Once building design was in the closing document stages and contractors were being finalized, having input into equipment was imperative to optimize system payback. There are several good water-to-water heat pump manufacturers, but only a few heat pumps that are specifically designed for geo thermal systems. Since we service our own equipment, we had our local vendor demonstrate a couple of units from different manufacturers. We chose Water Furnace as our equipment manufacturer. In addition to the central HVAC units, Water Furnace also had a water-to-water heat pump system for our domestic hot water. The firm was also willing to keep our maintenance staff up-to-date with training and technical support. The equipment choice was given to our engineer in order to finish the design and specifications.

Cost and Payback

The comparison below is based on one new residence hall with the geoexchange system and a projected estimate of a standard WSHP system with domestic gas water heaters. In addition, the standard WSHP system requires a gas boiler to replace heat used by the individual heat pumps during the winter. The geoexchange system gets its heat and cooling capabilities from the ground.

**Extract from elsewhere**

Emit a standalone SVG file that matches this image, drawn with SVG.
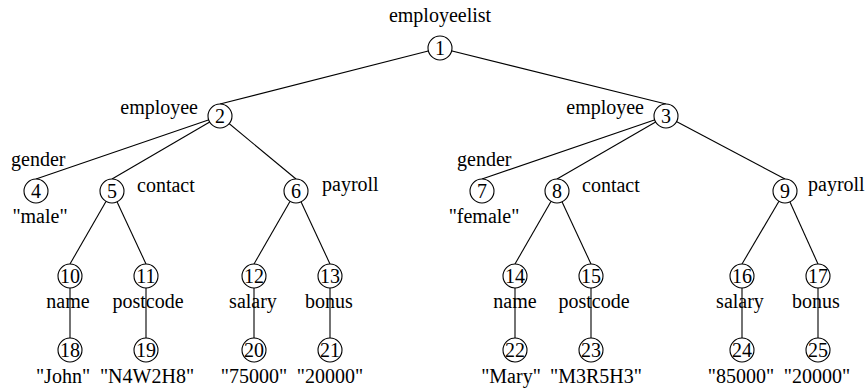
<svg xmlns="http://www.w3.org/2000/svg" width="867" height="389" viewBox="0 0 867 389">
<style>
text{font-family:"Liberation Serif","Times New Roman",serif;font-size:20px;fill:#000}
.n circle{fill:#fff;stroke:#000;stroke-width:1.1}
.n text{text-anchor:middle}
.c line{stroke:#000;stroke-width:1.1}
.m{text-anchor:middle}
.e{text-anchor:end}
</style>
<rect width="867" height="389" fill="#fff"/>
<g id="connectors" class="c">
<line x1="440" y1="48" x2="220" y2="104"/>
<line x1="440" y1="48" x2="666" y2="104"/>
<line x1="220" y1="116" x2="36" y2="179"/>
<line x1="220" y1="116" x2="112" y2="179"/>
<line x1="220" y1="116" x2="296" y2="179"/>
<line x1="666" y1="116" x2="482" y2="179"/>
<line x1="666" y1="116" x2="557" y2="179"/>
<line x1="666" y1="116" x2="785" y2="179"/>
<line x1="112" y1="191" x2="70" y2="264"/>
<line x1="112" y1="191" x2="146" y2="264"/>
<line x1="296" y1="191" x2="254" y2="264"/>
<line x1="296" y1="191" x2="330" y2="264"/>
<line x1="557" y1="191" x2="515" y2="264"/>
<line x1="557" y1="191" x2="591" y2="264"/>
<line x1="785" y1="191" x2="742" y2="264"/>
<line x1="785" y1="191" x2="818" y2="264"/>
<line x1="70" y1="276" x2="70" y2="338"/>
<line x1="146" y1="276" x2="146" y2="338"/>
<line x1="254" y1="276" x2="254" y2="338"/>
<line x1="330" y1="276" x2="330" y2="338"/>
<line x1="515" y1="276" x2="515" y2="338"/>
<line x1="591" y1="276" x2="591" y2="338"/>
<line x1="742" y1="276" x2="742" y2="338"/>
<line x1="818" y1="276" x2="818" y2="338"/>
</g>
<g id="labels">
<text class="m" x="440" y="22">employeelist</text>
<text class="e" x="198" y="114">employee</text>
<text class="e" x="644" y="114">employee</text>
<text x="11" y="166">gender</text>
<text x="457" y="166">gender</text>
<text x="137" y="192">contact</text>
<text x="582" y="192">contact</text>
<text x="322" y="191">payroll</text>
<text x="808" y="191">payroll</text>
<text class="m" x="40" y="223">"male"</text>
<text class="m" x="484" y="223">"female"</text>
<text class="m" x="68" y="308">name</text>
<text class="m" x="148" y="308">postcode</text>
<text class="m" x="253" y="308">salary</text>
<text class="m" x="329" y="308">bonus</text>
<text class="m" x="515" y="308">name</text>
<text class="m" x="594" y="308">postcode</text>
<text class="m" x="740" y="308">salary</text>
<text class="m" x="816" y="308">bonus</text>
<text class="m" x="63" y="383">"John"</text>
<text class="m" x="147" y="383">"N4W2H8"</text>
<text class="m" x="254" y="383">"75000"</text>
<text class="m" x="330" y="383">"20000"</text>
<text class="m" x="511" y="383">"Mary"</text>
<text class="m" x="596" y="383">"M3R5H3"</text>
<text class="m" x="741" y="383">"85000"</text>
<text class="m" x="817" y="383">"20000"</text>
</g>
<g id="node1" class="n"><circle cx="440" cy="48" r="12"/><text x="440" y="55">1</text></g>
<g id="node2" class="n"><circle cx="220" cy="116" r="12"/><text x="220" y="123">2</text></g>
<g id="node3" class="n"><circle cx="666" cy="116" r="12"/><text x="666" y="123">3</text></g>
<g id="node4" class="n"><circle cx="36" cy="191" r="12"/><text x="36" y="198">4</text></g>
<g id="node5" class="n"><circle cx="112" cy="191" r="12"/><text x="112" y="198">5</text></g>
<g id="node6" class="n"><circle cx="296" cy="191" r="12"/><text x="296" y="198">6</text></g>
<g id="node7" class="n"><circle cx="482" cy="191" r="12"/><text x="482" y="198">7</text></g>
<g id="node8" class="n"><circle cx="557" cy="191" r="12"/><text x="557" y="198">8</text></g>
<g id="node9" class="n"><circle cx="785" cy="191" r="12"/><text x="785" y="198">9</text></g>
<g id="node10" class="n"><circle cx="70" cy="276" r="12"/><text x="70" y="283">10</text></g>
<g id="node11" class="n"><circle cx="146" cy="276" r="12"/><text x="146" y="283">11</text></g>
<g id="node12" class="n"><circle cx="254" cy="276" r="12"/><text x="254" y="283">12</text></g>
<g id="node13" class="n"><circle cx="330" cy="276" r="12"/><text x="330" y="283">13</text></g>
<g id="node14" class="n"><circle cx="515" cy="276" r="12"/><text x="515" y="283">14</text></g>
<g id="node15" class="n"><circle cx="591" cy="276" r="12"/><text x="591" y="283">15</text></g>
<g id="node16" class="n"><circle cx="742" cy="276" r="12"/><text x="742" y="283">16</text></g>
<g id="node17" class="n"><circle cx="818" cy="276" r="12"/><text x="818" y="283">17</text></g>
<g id="node18" class="n"><circle cx="70" cy="350" r="12"/><text x="70" y="357">18</text></g>
<g id="node19" class="n"><circle cx="146" cy="350" r="12"/><text x="146" y="357">19</text></g>
<g id="node20" class="n"><circle cx="254" cy="350" r="12"/><text x="254" y="357">20</text></g>
<g id="node21" class="n"><circle cx="330" cy="350" r="12"/><text x="330" y="357">21</text></g>
<g id="node22" class="n"><circle cx="515" cy="350" r="12"/><text x="515" y="357">22</text></g>
<g id="node23" class="n"><circle cx="591" cy="350" r="12"/><text x="591" y="357">23</text></g>
<g id="node24" class="n"><circle cx="742" cy="350" r="12"/><text x="742" y="357">24</text></g>
<g id="node25" class="n"><circle cx="818" cy="350" r="12"/><text x="818" y="357">25</text></g>
</svg>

It cost approximately $100,000 more to install our geoexchange system.

Annual estimated savings were $27,238 using a geoexchange system. Calculating a $100,000 difference to install our geoexchange system, there will be a 3.6-year payback. This does not include the three-year KUB enhanced growth rebate, which has averaged $3,600 a year. If you include this, the payback is 3.2 years. Initial payback projections prompted JBC to design a geoexchange system in the new Global Education Technology Center. This 31,000-sq.-ft. structure uses a 90-ton geoexchange system and has been online since August 2001.

In the End

With last year’s increase in the price of natural gas and the prospect of future price increases compared to an all-electric system, geoexchange has a large cost benefit. Most of the time, upfront costs seem high but, if you review current maintenance and utility costs and, if a five-year or better payback can be obtained, you are right to replace existing aging systems.

In campus planning, time needs to be allotted to look into replacing existing mechanical systems. You simply cannot wait to make a decision until a system goes down, as planning requires time to look at all options. If you wait for a system to fail before you begin replacement, you may not make the most cost-effective decision. As you go through the planning process, be sure to make contact with your local power supplier and distributor.